With a model-independent mass measurement of MJup, AF Lep b is intermediate to the imaged companions β Pic b and β Pic c (11.9 MJup, 8.9 MJup; Lacour et al. 2021) and 51 Eri b (2 MJup; Macintosh et al. 2015). Together with the more massive companions PZ Tel B (38–72 MJup; Maire et al. 2016) and HR 7329 B (η Tel B, 20–50 MJup; Neuhäuser et al. 2011), these companions form an isochronal sequence spanning one-and-a-half decades in mass around host stars that assumedly were coeval and therefore have similar abundances. This sequence also spans a large range of effective temperatures: from the late-M (HR 7329 B) and early L-type objects (e.g., β Pic b), through AF Lep b near the L−T transition, to the mid-T 51 Eri b. While the distribution as a function of mass and luminosity is somewhat continuous across the planet-brown dwarf boundary, the orbital separations of these companions may offer clues as to their formation. The relatively small semimajor axes of the β Pic moving group planets (<15 MJup), especially compared to the larger semimajor axes of the two brown dwarf companions, is consistent with these four lower-mass objects forming more like planets than binary stars. However, a larger demographics analysis would be necessary to definitively identify a breakpoint in formation scenarios. In addition, future work aimed at uniformly deriving the masses, luminosities, and abundances of these companions will aid in exploring these formation scenarios.

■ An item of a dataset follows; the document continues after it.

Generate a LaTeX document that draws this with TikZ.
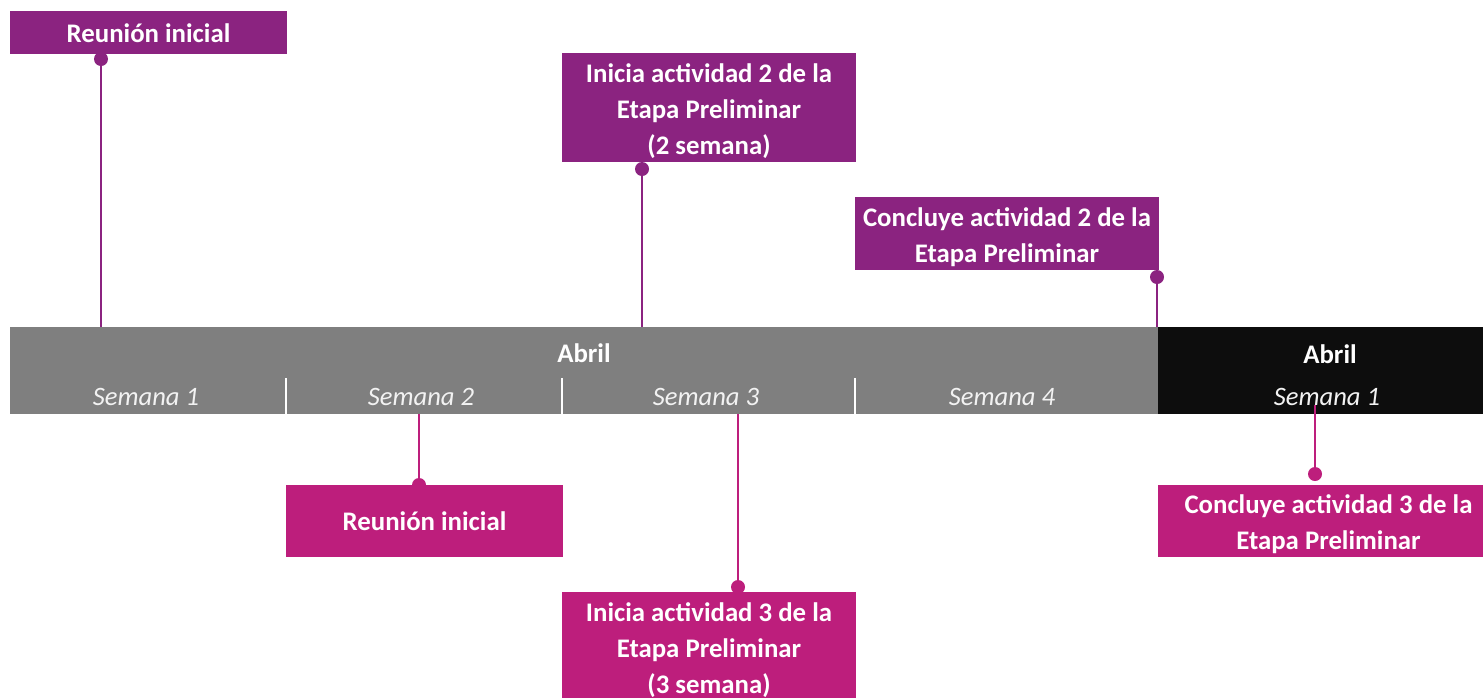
\documentclass[tikz,border=0pt]{standalone}
\usepackage{fontspec}
\setmainfont{Carlito}
\definecolor{purp}{HTML}{8B2380}
\definecolor{mag}{HTML}{BD1E7C}
\definecolor{bargray}{HTML}{7F7F7F}
\definecolor{barblack}{HTML}{0D0D0D}
\definecolor{weektxt}{HTML}{F2F2F2}
\begin{document}
\begin{tikzpicture}[x=0.5pt,y=-0.5pt,
  box/.style={rectangle, inner sep=0pt, outer sep=0pt},
  boxtxt/.style={inner sep=0pt, text=white, align=center,
    font=\fontsize{13.4}{18}\selectfont\bfseries},
  topbox/.style={box, fill=purp},
  botbox/.style={box, fill=mag},
  barseg/.style={rectangle, inner sep=0pt, outer sep=0pt, minimum height=43.5pt},
  month/.style={text=white, inner sep=0pt, font=\fontsize{13.4}{16}\selectfont\bfseries},
  week/.style={text=weektxt, inner sep=0pt, font=\fontsize{13.3}{16}\selectfont\itshape},
  sep/.style={draw=white, line width=1pt},
  topcon/.style={draw=purp, line width=0.75pt},
  botcon/.style={draw=mag, line width=0.75pt},
  topdot/.style={fill=purp},
  botdot/.style={fill=mag}]
\useasboundingbox (0,0) rectangle (1483,697);

% bar
\node[barseg, fill=bargray, minimum width=574pt] (bar) at (584,370.5) {};
\node[barseg, fill=barblack, minimum width=162.5pt] (barb) at (1320.5,370.5) {};
\node[month] (m1) at (584,353) {Abril};
\node[month] (m2) at (1330,354) {Abril};
\node[week] (w1) at (146,397) {Semana 1};
\node[week] (w2) at (421,397) {Semana 2};
\node[week] (w3) at (706,397) {Semana 3};
\node[week] (w4) at (1002,397) {Semana 4};
\node[week] (w5) at (1327,397) {Semana 1};
\coordinate (s1) at (286,378);
\coordinate (s2) at (562,378);
\coordinate (s3) at (855,378);
\draw[sep] (s1) -- (s1 |- bar.south);
\draw[sep] (s2) -- (s2 |- bar.south);
\draw[sep] (s3) -- (s3 |- bar.south);

% dots
\coordinate (d1) at (101,59);
\coordinate (d2) at (642,169);
\coordinate (d3) at (1157,277);
\coordinate (d4) at (419,485);
\coordinate (d5) at (738,587);
\coordinate (d6) at (1315,474);
\coordinate (e6) at (1315,405);

\draw[topcon] (d1) -- (d1 |- bar.north);
\draw[topcon] (d2) -- (d2 |- bar.north);
\draw[topcon] (d3) -- (d3 |- bar.north);
\draw[botcon] (d4 |- bar.south) -- (d4);
\draw[botcon] (d5 |- bar.south) -- (d5);
\draw[botcon] (e6) -- (d6);

\fill[topdot] (d1) circle (3.5pt);
\fill[topdot] (d2) circle (3.5pt);
\fill[topdot] (d3) circle (3.5pt);
\fill[botdot] (d4) circle (3.5pt);
\fill[botdot] (d5) circle (3.5pt);
\fill[botdot] (d6) circle (3.5pt);

% boxes
\node[topbox, minimum width=138.5pt, minimum height=21.5pt] (t1) at (148.5,32.5) {};
\node[topbox, minimum width=147pt, minimum height=54.5pt] (t2) at (709,107.5) {};
\node[topbox, minimum width=152pt, minimum height=36.5pt] (t3) at (1007,233.5) {};
\node[botbox, minimum width=138.5pt, minimum height=36pt] (b1) at (424.5,521) {};
\node[botbox, minimum width=147pt, minimum height=55pt] (b2) at (709,647) {};
\node[botbox, minimum width=162.5pt, minimum height=36pt] (b3) at (1320.5,521) {};

\node[boxtxt] (t1t) at ([yshift=-0.5pt]t1.center) {Reunión inicial};
\node[boxtxt] (t2t) at ([yshift=-1.75pt]t2.center) {Inicia actividad 2 de la\\Etapa Preliminar\\(2 semana)};
\node[boxtxt] (t3t) at ([yshift=-1.75pt]t3.center) {Concluye actividad 2 de la\\Etapa Preliminar};
\node[boxtxt] (b1t) at (b1.center) {Reunión inicial};
\node[boxtxt] (b2t) at ([yshift=-1.75pt]b2.center) {Inicia actividad 3 de la\\Etapa Preliminar\\(3 semana)};
\node[boxtxt] (b3t) at ([xshift=4pt,yshift=-1.75pt]b3.center) {Concluye actividad 3 de la\\Etapa Preliminar};
\end{tikzpicture}
\end{document}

The host star AF Lep (F8V, 1.29 ± 0.20 M⊙) is also less massive than the stellar hosts of most directly imaged planets (<1.6 M⊙), though still more massive than the Sun. While wide-separation giant planets are more common around higher-mass stars (Nielsen et al. 2019), the precise form of the stellar mass dependence is not yet clear. Objects like AF Lep b will shed light on the role stellar mass plays on giant planet formation, which will be aided by a more precise mass for the host star. Future orbital monitoring of AF Lep b will likely provide a precise dynamical mass for AF Lep.

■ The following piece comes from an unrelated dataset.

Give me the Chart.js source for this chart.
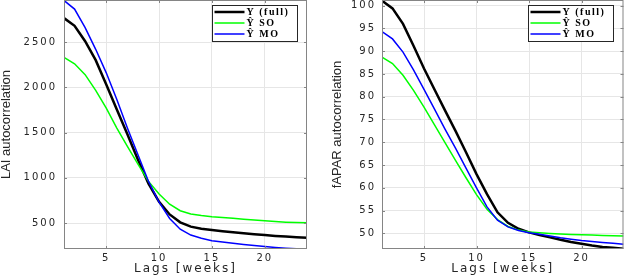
<!DOCTYPE html>
<html>
<head>
<meta charset="utf-8">
<script src="https://cdn.jsdelivr.net/npm/chart.js@4.4.1/dist/chart.umd.min.js"></script>
<style>
  html, body { margin: 0; padding: 0; background: #fff; }
  .wrap { position: absolute; top: 0; width: 312px; height: 276px; }
  #left { left: 0; }
  #right { left: 312px; }
</style>
</head>
<body>
<div class="wrap" id="left"><canvas id="laiChart" width="312" height="276"></canvas></div>
<div class="wrap" id="right"><canvas id="faparChart" width="312" height="276"></canvas></div>
<script>
const lags = [1, 2, 3, 4, 5, 6, 7, 8, 9, 10, 11, 12, 13, 14, 15, 16, 17, 18, 19, 20, 21, 22, 23, 24];
const seriesNames = ['Y (full)', 'Ŷ SO', 'Ŷ MO'];
const seriesColors = ['#000000', '#00ff00', '#0000ff'];
const xTicks = [5, 10, 15, 20];

// LAI autocorrelation
const laiFull = [2765, 2680, 2510, 2300, 2030, 1755, 1480, 1200, 935, 735, 595, 508, 460, 438, 423, 410, 397, 386, 376, 367, 358, 350, 344, 338];
const laiSO = [2330, 2260, 2140, 1966, 1770, 1550, 1347, 1150, 960, 820, 708, 636, 600, 583, 570, 561, 552, 543, 534, 525, 517, 510, 505, 502];
const laiMO = [2960, 2865, 2660, 2420, 2160, 1865, 1550, 1255, 960, 730, 550, 432, 367, 331, 305, 290, 276, 264, 252, 240, 230, 222, 216, 213];
const laiTicks = [500, 1000, 1500, 2000, 2500];

// fAPAR autocorrelation
const faparFull = [101.1, 99.4, 96.0, 91.2, 86.2, 81.6, 77.0, 72.5, 67.8, 63.0, 58.6, 54.6, 52.3, 51.0, 50.2, 49.6, 49.1, 48.6, 48.1, 47.7, 47.3, 47.0, 46.8, 46.6];
const faparSO = [88.7, 87.3, 84.7, 81.4, 77.7, 73.8, 69.9, 66.0, 62.2, 58.5, 55.3, 53.0, 51.5, 50.7, 50.3, 50.1, 49.95, 49.85, 49.75, 49.7, 49.6, 49.5, 49.45, 49.4];
const faparMO = [94.3, 92.7, 89.8, 85.9, 81.6, 77.3, 72.9, 68.7, 64.3, 60.0, 55.8, 52.9, 51.4, 50.6, 50.1, 49.8, 49.4, 49.0, 48.7, 48.4, 48.2, 48.0, 47.8, 47.6];
const faparTicks = [50, 55, 60, 65, 70, 75, 80, 85, 90, 95, 100];

const axisGray = '#858585';
const textGray = '#262626';

const boxPlugin = {
    id: 'matlabBox',
    beforeDraw(chart) {
        chart.ctx.letterSpacing = '2px';
        const ys = chart.scales.y;
        if (!ys._plainTitle) {
            const orig = ys.drawTitle;
            ys.drawTitle = function () {
                this.ctx.letterSpacing = '0px';
                orig.call(this);
                this.ctx.letterSpacing = '2px';
            };
            ys._plainTitle = true;
        }
    },
    afterDraw(chart) {
        const ctx = chart.ctx;
        const a = chart.chartArea;
        ctx.save();
        ctx.strokeStyle = axisGray;
        ctx.lineWidth = 1;
        ctx.strokeRect(a.left + 0.5, a.top + 0.5, a.right - a.left - 1, a.bottom - a.top - 1);

        // small inward ticks, like matlab
        ctx.beginPath();
        chart.scales.x.ticks.forEach(t => {
            const px = Math.round(chart.scales.x.getPixelForValue(t.value)) + 0.5;
            ctx.moveTo(px, a.bottom); ctx.lineTo(px, a.bottom - 3);
            ctx.moveTo(px, a.top); ctx.lineTo(px, a.top + 3);
        });
        chart.scales.y.ticks.forEach(t => {
            const py = Math.round(chart.scales.y.getPixelForValue(t.value)) + 0.5;
            ctx.moveTo(a.left, py); ctx.lineTo(a.left + 3, py);
            ctx.moveTo(a.right, py); ctx.lineTo(a.right - 3, py);
        });
        ctx.stroke();

        // legend box in the upper right corner
        const w = 85, h = 36;
        const lx = Math.round(a.right - 10.5 - w) + 0.5;
        const ly = a.top + 5.5;
        ctx.fillStyle = '#ffffff';
        ctx.fillRect(lx, ly, w, h);
        ctx.strokeStyle = textGray;
        ctx.strokeRect(lx, ly, w, h);
        ctx.font = 'bold 10px "Liberation Serif"';
        ctx.textBaseline = 'middle';
        ctx.textAlign = 'left';
        ctx.letterSpacing = '1.5px';
        chart.data.datasets.forEach((ds, i) => {
            const y = ly + 6.5 + i * 11;
            ctx.strokeStyle = ds.borderColor;
            ctx.lineWidth = ds.borderWidth;
            ctx.beginPath();
            ctx.moveTo(lx + 2, y);
            ctx.lineTo(lx + 32, y);
            ctx.stroke();
            ctx.fillStyle = '#000000';
            ctx.fillText(ds.label, lx + 34, y + 0.5);
        });
        ctx.restore();
    }
};

function makeChart(el, values, yTitle, yMin, yMax, yTicks, yWidth, titlePad, tickPad, rightPad) {
    return new Chart(el, {
        type: 'line',
        data: {
            datasets: values.map((v, i) => ({
                label: seriesNames[i],
                data: lags.map((l, j) => ({x: l, y: v[j]})),
                borderColor: seriesColors[i],
                backgroundColor: seriesColors[i],
                borderWidth: i === 0 ? 2.5 : 1.5,
                pointRadius: 0,
                tension: 0,
                order: 3 - i
            }))
        },
        options: {
            responsive: false,
            animation: false,
            events: [],
            layout: { padding: { left: 0, right: rightPad, top: 0, bottom: 0 } },
            plugins: {
                legend: { display: false },
                tooltip: { enabled: false }
            },
            scales: {
                x: {
                    type: 'linear',
                    min: 1,
                    max: 24,
                    afterBuildTicks: s => { s.ticks = xTicks.map(v => ({value: v})); },
                    afterFit: s => { s.height = 27; s.paddingLeft = 0; s.paddingRight = 0; },
                    grid: { color: '#e6e6e6', drawTicks: false },
                    border: { display: false },
                    ticks: {
                        padding: 3,
                        maxRotation: 0,
                        color: textGray,
                        font: { family: 'DejaVu Sans', size: 10 },
                        callback: v => String(v)
                    },
                    title: {
                        display: true,
                        text: 'Lags [weeks]',
                        color: textGray,
                        padding: { top: 0, bottom: 1.5 },
                        font: { family: 'DejaVu Sans', size: 12, lineHeight: 1 }
                    }
                },
                y: {
                    min: yMin,
                    max: yMax,
                    afterBuildTicks: s => { s.ticks = yTicks.map(v => ({value: v})); },
                    afterFit: s => { s.width = yWidth; s.paddingTop = 0; s.paddingBottom = 0; },
                    grid: { color: '#e6e6e6', drawTicks: false },
                    border: { display: false },
                    ticks: {
                        padding: tickPad,
                        color: textGray,
                        font: { family: 'DejaVu Sans', size: 10 },
                        callback: v => String(v)
                    },
                    title: {
                        display: true,
                        text: yTitle,
                        color: textGray,
                        padding: { top: titlePad, bottom: 0 },
                        font: { family: 'Liberation Sans', size: 13, lineHeight: 1 }
                    }
                }
            }
        },
        plugins: [boxPlugin]
    });
}

makeChart(document.getElementById('laiChart'), [laiFull, laiSO, laiMO],
    'LAI autocorrelation', 213, 2965, laiTicks, 64, 0, 7, 5);
makeChart(document.getElementById('faparChart'), [faparFull, faparSO, faparMO],
    'fAPAR autocorrelation', 46.55, 101.25, faparTicks, 70, 18.5, 6, 0.5);
</script>
</body>
</html>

The measurements and analysis presented in this work only provide limited information regarding the bulk and atmospheric properties of AF Lep b. A more detailed analysis incorporating spectro-photometric follow-up observations spanning a wider wavelength range will be required in order to make reliable measurements of the bolometric luminosity, effective temperature and surface gravity, and composition. In particular, a more optimized observing sequence with SPHERE with a greater amount of field rotation will reduce the effects of residual speckles still present after PSF subtraction. Additionally, continued astrometric monitoring and future Gaia data releases will refine the dynamical mass measurement, providing an important anchor for evolutionary models given the well-determined age of the host star. There is some urgency with these follow-up observations; 54% of orbits consistent with the absolute and relative astrometry have the companion at a smaller angular separation at the end of 2023, making it more challenging for high-contrast imaging instruments to detect. The discovery of this companion should also motivate continued efforts to spatially resolve the debris disk exterior to AF Lep b to look for evidence of ongoing planet-disk interactions.
Acknowledgements
The authors thank the referee for their comments and suggestions that helped to improve the quality of this manuscript. Supported by NASA grant 80NSSC21K0958 (E.L.N. and A.E.P). P.K. thanks support from HST-AR-17059 provided by NASA through a grant from STScI under NASA contract NAS5-26555. This research has made use of the SIMBAD database, operated at CDS, Strasbourg, France. This work has made use of data from the European Space Agency (ESA) mission Gaia (https://www.cosmos.esa.int/gaia), processed by the Gaia Data Processing and Analysis Consortium (DPAC, https://www.cosmos.esa.int/web/gaia/dpac/consortium). Funding for the DPAC has been provided by national institutions, in particular the institutions participating in the Gaia Multilateral Agreement. Based on observations collected at the European Southern Observatory under ESO programme 109.23AQ.001. Based on observations obtained with the Apache Point Observatory 3.5-meter telescope, which is owned and operated by the Astrophysical Research Consortium. ARCES data reduction pipeline originally created by Julie Thorburn, Karen Kinemuchi, and Jean McKeever. We thank Hannah Gallamore, Adam Smith, and Jessica Klusmeyer for obtaining some of the ARCES spectra used in this work. This research has made use of data reprocessed as part of the ALICE program, which was supported by NASA through grants HST-AR-12652 (PI: R. Soummer), HST-GO-11136 (PI: D. Golimowski), HST-GO-13855 (PI: E. Choquet), HST-GO-13331 (PI: L. Pueyo), and STScI Director’s Discretionary Research funds, and was conducted at STScI which is operated by AURA under NASA contract NAS5-26555.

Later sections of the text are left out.